Understanding how to convert watts to watt-hours is vital when using a portable power station. It ensures that you select a power station with sufficient capacity to meet your needs and helps in strategically planning the use of electricity for various appliances during outings, emergencies, or off-grid living.
Pairing Solar Panels with a Portable Power Station: Watts to Watt-Hours
Understanding the conversion from watts to watt-hours is highly beneficial when pairing solar panels with a portable power station, especially for efficient energy management and ensuring your power needs are met.
Calculate Your Energy Needs
Identify the Solar Panel’s Wattage:
This is the power that the solar panel can produce under ideal conditions, usually given in watts (W). For instance, a solar panel might be rated at 200 watts.
Estimate the Amount of Sunlight in Hours:
Determine the average number of peak sunlight hours the solar panel will receive daily. Let's say, on average, it gets 5 hours of peak sunlight.
Calculate Daily Energy Production:
- Multiply the panel’s wattage by the number of sunlight hours to get the daily watt-hour production.
- Using the example, 200W x 5 hours = 1000Wh\per day.
Practical Applications in Using Solar Panels with a Portable Power Station:
Sizing the Solar Panel for the Power Station:
By knowing the watt-hour capacity of your portable power station, you can select solar panels that will adequately and efficiently charge it within a reasonable time frame. For a power station with a capacity of 2000 Wh, you’ll need enough solar input to charge it fully, considering daily energy needs.
Estimating Charge Time:
Understanding the daily watt-hour production of your solar panels helps in estimating how long it will take to charge the power station. If your station is 2000 Wh and your solar setup produces 1000 Wh per day, it will take approximately two days of good sunlight to fully charge.

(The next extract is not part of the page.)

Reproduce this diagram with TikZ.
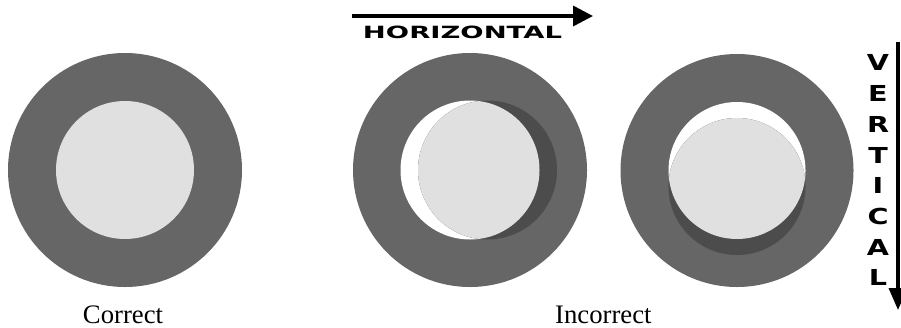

By calculating the energy production in watt-hours, you can manage your energy use more effectively. This calculation helps in planning how much energy you can use daily without depleting the power station faster than it’s charged.
For off-grid setups or camping, knowing how much energy your solar panels can generate (in watt-hours) and comparing it to your daily energy usage is crucial. This ensures you have enough power for essential devices without running out of energy.
Backup and Emergency Preparedness:
In emergency scenarios where consistent power is critical, understanding this conversion helps in planning for adequate solar capacity to keep the power station charged, ensuring continuous power supply to essential devices.
The ability to convert watts to watt-hours is invaluable when using solar panels with a portable power station. It aids in correctly sizing your solar array, estimating charge times, managing daily energy use, and ensuring a reliable power supply in off-grid or emergency situations. This knowledge empowers users to make the most of their solar energy systems and maintain energy independence in various scenarios.
Conclusion: Embracing the Power of Watts and Watt-hours
In this blog post, we have explored various aspects of energy measurement and management, with a particular focus on the conversion between watts and watt-hours.
The ability to convert watts to watt-hours is crucial for efficient energy planning and utilization, especially in situations like emergency power supply or off-grid living.
We hope that you find the practical applications of this knowledge helpful when choosing your next portable energy setup.